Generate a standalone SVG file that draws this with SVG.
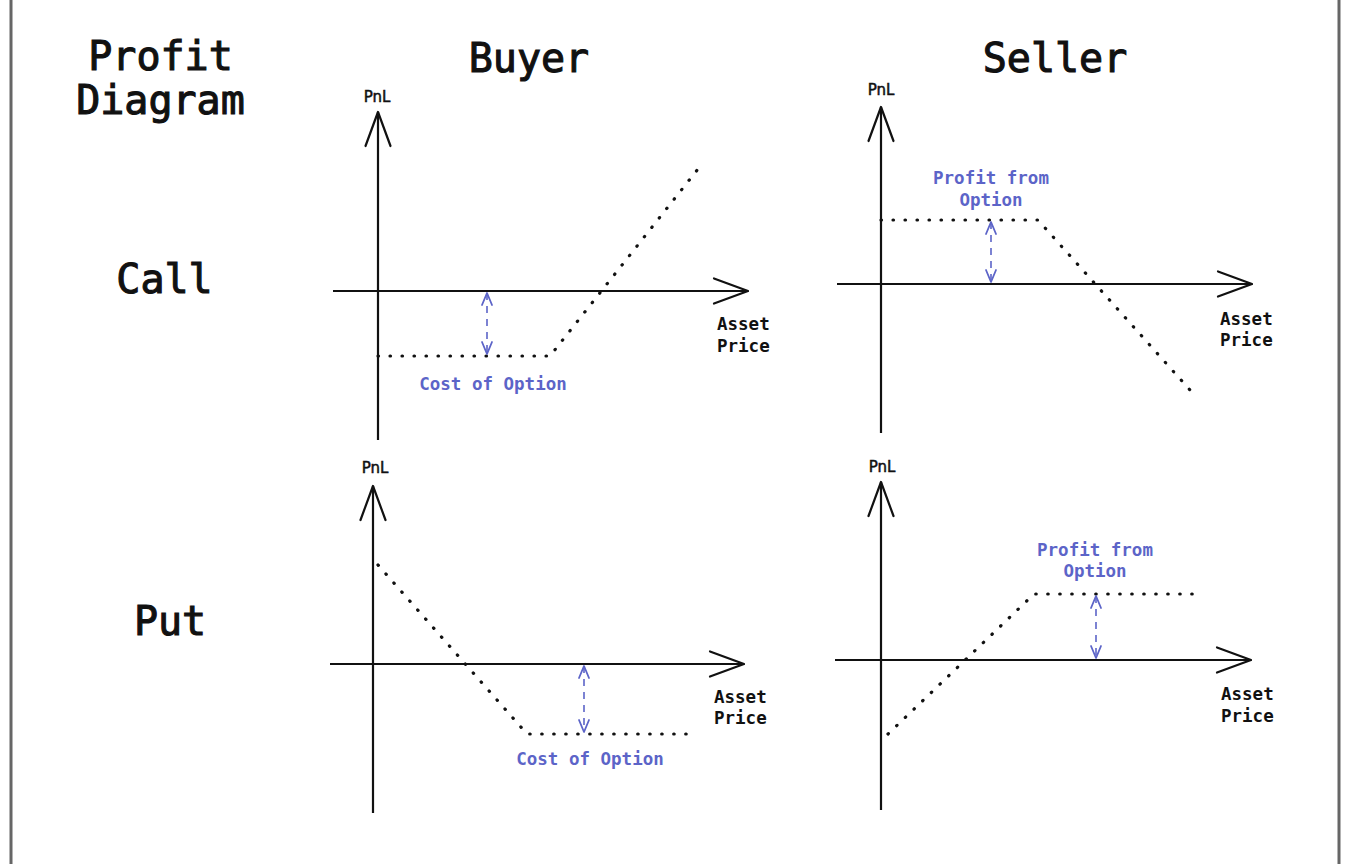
<svg xmlns="http://www.w3.org/2000/svg" width="1354" height="864" viewBox="0 0 1354 864">
<style>
  .title { font-family: "DejaVu Sans Mono", "Liberation Mono", monospace; font-size: 40px; font-weight: normal; fill: #111; stroke: #111; stroke-width: 1.1px; text-anchor: middle; }
  .pnl { font-family: "DejaVu Sans", "Noto Sans", sans-serif; font-size: 15px; font-weight: normal; fill: #111; stroke: #111; stroke-width: 0.5px; text-anchor: middle; }
  .lbl { font-family: "DejaVu Sans Mono", "Liberation Mono", monospace; font-size: 17.5px; font-weight: bold; fill: #111; }
  .note { font-family: "DejaVu Sans Mono", "Liberation Mono", monospace; font-size: 17.5px; font-weight: bold; fill: #5c64c8; text-anchor: middle; }
  .axis { stroke: #111; stroke-width: 2.2; fill: none; marker-end: url(#ax); }
  .pay { stroke: #111; stroke-width: 3.2; fill: none; stroke-dasharray: 0.5 11.5; stroke-linecap: round; stroke-linejoin: round; }
  .gap { stroke: #5c64c8; stroke-width: 1.6; fill: none; stroke-dasharray: 7 6; marker-start: url(#bl); marker-end: url(#bl); }
  .border { stroke: #666; stroke-width: 3; }
</style>
<defs>
  <marker id="ax" markerUnits="userSpaceOnUse" viewBox="-40 -20 45 40" markerWidth="45" markerHeight="40" refX="0" refY="0" orient="auto" overflow="visible">
    <path d="M-34,-12.5 L0,0 L-34,12.5" fill="none" stroke="#111" stroke-width="2.2" stroke-linecap="round" stroke-linejoin="round"/>
  </marker>
  <marker id="bl" markerUnits="userSpaceOnUse" viewBox="-15 -8 18 16" markerWidth="18" markerHeight="16" refX="0" refY="0" orient="auto-start-reverse" overflow="visible">
    <path d="M-12,-5 L0,0 L-12,5" fill="none" stroke="#5c64c8" stroke-width="1.8" stroke-linecap="round" stroke-linejoin="round"/>
  </marker>
</defs>
<rect x="0" y="0" width="1354" height="864" fill="#ffffff"/>
<line class="border" x1="11" y1="0" x2="11" y2="864"/>
<line class="border" x1="1339" y1="0" x2="1339" y2="864"/>

<g id="headers">
  <text class="title" x="160.5" y="70">Profit</text>
  <text class="title" x="160.5" y="114">Diagram</text>
  <text class="title" x="529" y="72">Buyer</text>
  <text class="title" x="1055" y="72">Seller</text>
  <text class="title" x="164.5" y="293">Call</text>
  <text class="title" x="170" y="635">Put</text>
</g>

<g id="buyer-call">
  <text class="pnl" x="377" y="102">PnL</text>
  <text class="lbl" x="717" y="330">Asset</text>
  <text class="lbl" x="717" y="352">Price</text>
  <text class="note" x="493" y="390">Cost of Option</text>
</g>
<g id="seller-call">
  <text class="pnl" x="881" y="95">PnL</text>
  <text class="lbl" x="1220" y="325">Asset</text>
  <text class="lbl" x="1220" y="346">Price</text>
  <text class="note" x="991" y="184">Profit from</text>
  <text class="note" x="991" y="206">Option</text>
</g>
<g id="buyer-put">
  <text class="pnl" x="375" y="473">PnL</text>
  <text class="lbl" x="714" y="703">Asset</text>
  <text class="lbl" x="714" y="724">Price</text>
  <text class="note" x="590" y="765">Cost of Option</text>
</g>
<g id="seller-put">
  <text class="pnl" x="882" y="472">PnL</text>
  <text class="lbl" x="1221" y="700">Asset</text>
  <text class="lbl" x="1221" y="722">Price</text>
  <text class="note" x="1095" y="556">Profit from</text>
  <text class="note" x="1095" y="577">Option</text>
</g>

<g id="connectors">
  <!-- buyer call -->
  <line class="axis" x1="378" y1="440" x2="378" y2="112"/>
  <line class="axis" x1="333" y1="291" x2="748" y2="291"/>
  <path class="pay" d="M378,356 L550,356 L698,169"/>
  <line class="gap" x1="487" y1="293" x2="487" y2="354"/>
  <!-- seller call -->
  <line class="axis" x1="881" y1="433" x2="881" y2="107"/>
  <line class="axis" x1="837" y1="284" x2="1252" y2="284"/>
  <path class="pay" d="M881,220 L1038,220 L1190,390"/>
  <line class="gap" x1="991" y1="222" x2="991" y2="282"/>
  <!-- buyer put -->
  <line class="axis" x1="373" y1="813" x2="373" y2="486"/>
  <line class="axis" x1="330" y1="664" x2="744" y2="664"/>
  <path class="pay" d="M378,565 L527,734 L687,734"/>
  <line class="gap" x1="584" y1="666" x2="584" y2="732"/>
  <!-- seller put -->
  <line class="axis" x1="881" y1="810" x2="881" y2="482"/>
  <line class="axis" x1="835" y1="660" x2="1251" y2="660"/>
  <path class="pay" d="M888,734 L1034,594 L1198,594"/>
  <line class="gap" x1="1096" y1="596" x2="1096" y2="658"/>
</g>
</svg>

•••••

▶ **TO DO**
Copy each line in full and exactly, omitting any picture.

▶ **SOLUTION TO THE PROBLEM**
Generate a standalone SVG file that draws this with SVG.
<svg xmlns="http://www.w3.org/2000/svg" width="1354" height="864" viewBox="0 0 1354 864">
<style>
  .title { font-family: "DejaVu Sans Mono", "Liberation Mono", monospace; font-size: 40px; font-weight: normal; fill: #111; stroke: #111; stroke-width: 1.1px; text-anchor: middle; }
  .pnl { font-family: "DejaVu Sans", "Noto Sans", sans-serif; font-size: 15px; font-weight: normal; fill: #111; stroke: #111; stroke-width: 0.5px; text-anchor: middle; }
  .lbl { font-family: "DejaVu Sans Mono", "Liberation Mono", monospace; font-size: 17.5px; font-weight: bold; fill: #111; }
  .note { font-family: "DejaVu Sans Mono", "Liberation Mono", monospace; font-size: 17.5px; font-weight: bold; fill: #5c64c8; text-anchor: middle; }
  .axis { stroke: #111; stroke-width: 2.2; fill: none; marker-end: url(#ax); }
  .pay { stroke: #111; stroke-width: 3.2; fill: none; stroke-dasharray: 0.5 11.5; stroke-linecap: round; stroke-linejoin: round; }
  .gap { stroke: #5c64c8; stroke-width: 1.6; fill: none; stroke-dasharray: 7 6; marker-start: url(#bl); marker-end: url(#bl); }
  .border { stroke: #666; stroke-width: 3; }
</style>
<defs>
  <marker id="ax" markerUnits="userSpaceOnUse" viewBox="-40 -20 45 40" markerWidth="45" markerHeight="40" refX="0" refY="0" orient="auto" overflow="visible">
    <path d="M-34,-12.5 L0,0 L-34,12.5" fill="none" stroke="#111" stroke-width="2.2" stroke-linecap="round" stroke-linejoin="round"/>
  </marker>
  <marker id="bl" markerUnits="userSpaceOnUse" viewBox="-15 -8 18 16" markerWidth="18" markerHeight="16" refX="0" refY="0" orient="auto-start-reverse" overflow="visible">
    <path d="M-12,-5 L0,0 L-12,5" fill="none" stroke="#5c64c8" stroke-width="1.8" stroke-linecap="round" stroke-linejoin="round"/>
  </marker>
</defs>
<rect x="0" y="0" width="1354" height="864" fill="#ffffff"/>
<line class="border" x1="11" y1="0" x2="11" y2="864"/>
<line class="border" x1="1339" y1="0" x2="1339" y2="864"/>

<g id="headers">
  <text class="title" x="160.5" y="70">Profit</text>
  <text class="title" x="160.5" y="114">Diagram</text>
  <text class="title" x="529" y="72">Buyer</text>
  <text class="title" x="1055" y="72">Seller</text>
  <text class="title" x="164.5" y="293">Call</text>
  <text class="title" x="170" y="635">Put</text>
</g>

<g id="buyer-call">
  <text class="pnl" x="377" y="102">PnL</text>
  <text class="lbl" x="717" y="330">Asset</text>
  <text class="lbl" x="717" y="352">Price</text>
  <text class="note" x="493" y="390">Cost of Option</text>
</g>
<g id="seller-call">
  <text class="pnl" x="881" y="95">PnL</text>
  <text class="lbl" x="1220" y="325">Asset</text>
  <text class="lbl" x="1220" y="346">Price</text>
  <text class="note" x="991" y="184">Profit from</text>
  <text class="note" x="991" y="206">Option</text>
</g>
<g id="buyer-put">
  <text class="pnl" x="375" y="473">PnL</text>
  <text class="lbl" x="714" y="703">Asset</text>
  <text class="lbl" x="714" y="724">Price</text>
  <text class="note" x="590" y="765">Cost of Option</text>
</g>
<g id="seller-put">
  <text class="pnl" x="882" y="472">PnL</text>
  <text class="lbl" x="1221" y="700">Asset</text>
  <text class="lbl" x="1221" y="722">Price</text>
  <text class="note" x="1095" y="556">Profit from</text>
  <text class="note" x="1095" y="577">Option</text>
</g>

<g id="connectors">
  <!-- buyer call -->
  <line class="axis" x1="378" y1="440" x2="378" y2="112"/>
  <line class="axis" x1="333" y1="291" x2="748" y2="291"/>
  <path class="pay" d="M378,356 L550,356 L698,169"/>
  <line class="gap" x1="487" y1="293" x2="487" y2="354"/>
  <!-- seller call -->
  <line class="axis" x1="881" y1="433" x2="881" y2="107"/>
  <line class="axis" x1="837" y1="284" x2="1252" y2="284"/>
  <path class="pay" d="M881,220 L1038,220 L1190,390"/>
  <line class="gap" x1="991" y1="222" x2="991" y2="282"/>
  <!-- buyer put -->
  <line class="axis" x1="373" y1="813" x2="373" y2="486"/>
  <line class="axis" x1="330" y1="664" x2="744" y2="664"/>
  <path class="pay" d="M378,565 L527,734 L687,734"/>
  <line class="gap" x1="584" y1="666" x2="584" y2="732"/>
  <!-- seller put -->
  <line class="axis" x1="881" y1="810" x2="881" y2="482"/>
  <line class="axis" x1="835" y1="660" x2="1251" y2="660"/>
  <path class="pay" d="M888,734 L1034,594 L1198,594"/>
  <line class="gap" x1="1096" y1="596" x2="1096" y2="658"/>
</g>
</svg>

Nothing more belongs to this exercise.